Wiener Neos: Was Meinl-Reisinger und „den HC“ eint
In den USA ist das Format bei Talkmastern und Promis beliebt – in der Wiener Stadtpolitik hat sich Neos-Chef Christoph Wiederkehr unlängst daran versucht: In einem Online-Video las er Wortmeldungen von Impfgegnern vor und kommentierte sie betont geistreich. Das wirkt – vermutlich – jung und innovativ. Zumindest die pinke Zielgruppe dürfte das so sehen. Auch sonst ist Wiederkehr bemüht, einen modernen Politikertyp abzugeben. Dass er 28 Jahre alt ist, hilft ihm dabei ebenso wie seine politischen Gegenüber in der Wiener Politik.
Eigentlich – das bescheinigen ihm auch Mitbewerber – ist Wiederkehr ein gutes Angebot für Junge, Urbane . Solche, denen die ÖVP stets zu altbacken war und denen die Grünen zu links sind.
Dennoch: Ob Wiederkehr, der die Wiener Neos seit dem Wechsel von Beate Meinl-Reisinger in den Bund führt, das auch im Wahlkampf tun darf, ist unklar. Wer Spitzenkandidat wird, ist noch nicht entschieden. „Es ist nicht ausgeschlossen, dass Beate einen HC macht“, heißt es aus informierten Kreisen. Sie könnte – wie Heinz Christian Strache in der FPÖ – vom Bund aus in Wien wahlkämpfen.
Politische Schwergewichte
Wiederkehr gilt vielen als unbekannt und unerfahren. Mit Bürgermeister Michael Ludwig (SPÖ) und ÖVP- Kandidat und Kulturminister Gernot Blümel hat er es mit politischen Schwergewichten zu tun. Inhaltlich hat sich Wiederkehr eingearbeitet. Er tritt beim Thema Gesundheit – Stichwort Impfen – glaubwürdig auf. Die Neos führt er als Kontrollpartei, was ihn vor allem auf Konfrontation mit der SPÖ bringt. Wiederkehr ist treibende Kraft hinter der Berichterstattung über rote Vereinsskandale.
Dass er die SPÖ hart attackiert, befeuert die Debatten, ob die Neos für eine Koalition rechts der Mitte zu haben wären. Als kleiner Mehrheitsbeschaffer in einer türkis-blau-pinken Koalition.

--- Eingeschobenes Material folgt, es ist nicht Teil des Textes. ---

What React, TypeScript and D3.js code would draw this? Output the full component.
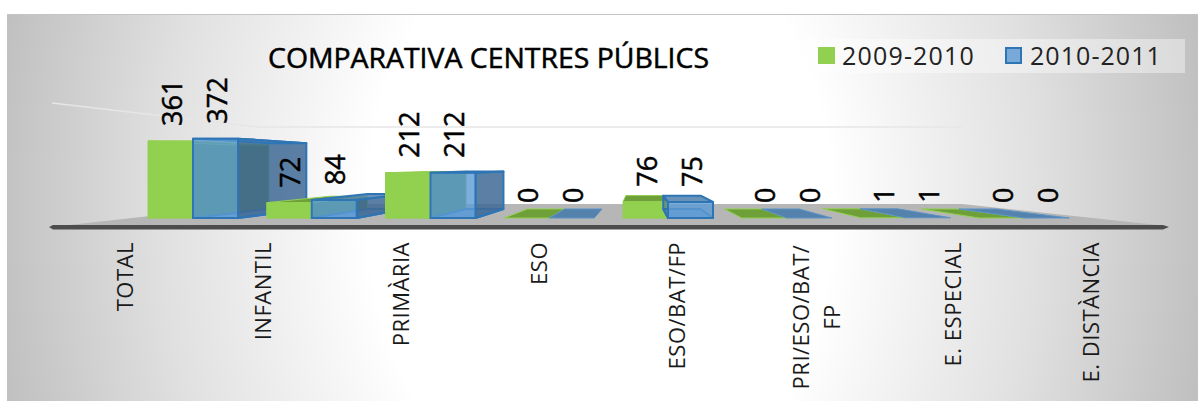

Zum Teil ist Wiederkehr an den Gerüchten selbst schuld: Als er die Neos übernahm, musste ein kantiger Sager her. Wiederkehr sprach sich für einen „unabhängigen Bürgermeister“ aus: Die Stadt sei keine rote Erbpacht.
Die Erzählung von einer rechten Mehrheit passt aber auch gut in den Wahlkampf von Ludwig. Um zu mobilisieren, wird er vor einer Koalition gegen die SPÖ warnen. Da kommen die Neos gelegen.
"Nicht mit der ÖVP verwechseln"
Wie realistisch aber ist das Szenario? Nicht sehr. Die Neos haben eine Koalition mit der FPÖ stets ausgeschlossen. „Man darf uns nicht mit der ÖVP verwechseln“, heißt es in der Partei. „Dort würden einige ihre eigene Großmutter verkaufen, um in die Regierung zu kommen. Solche Leute gibt es bei uns nicht.“
Wiederkehr sieht das ähnlich. Wenn er von der Wiener FPÖ erzählt, spricht er gerne von „rechten Recken“, eine Koalition schließe er „definitiv“ aus. Dass in der Politik wenig „definitiv“ ist, steht freilich auf einem anderen Blatt.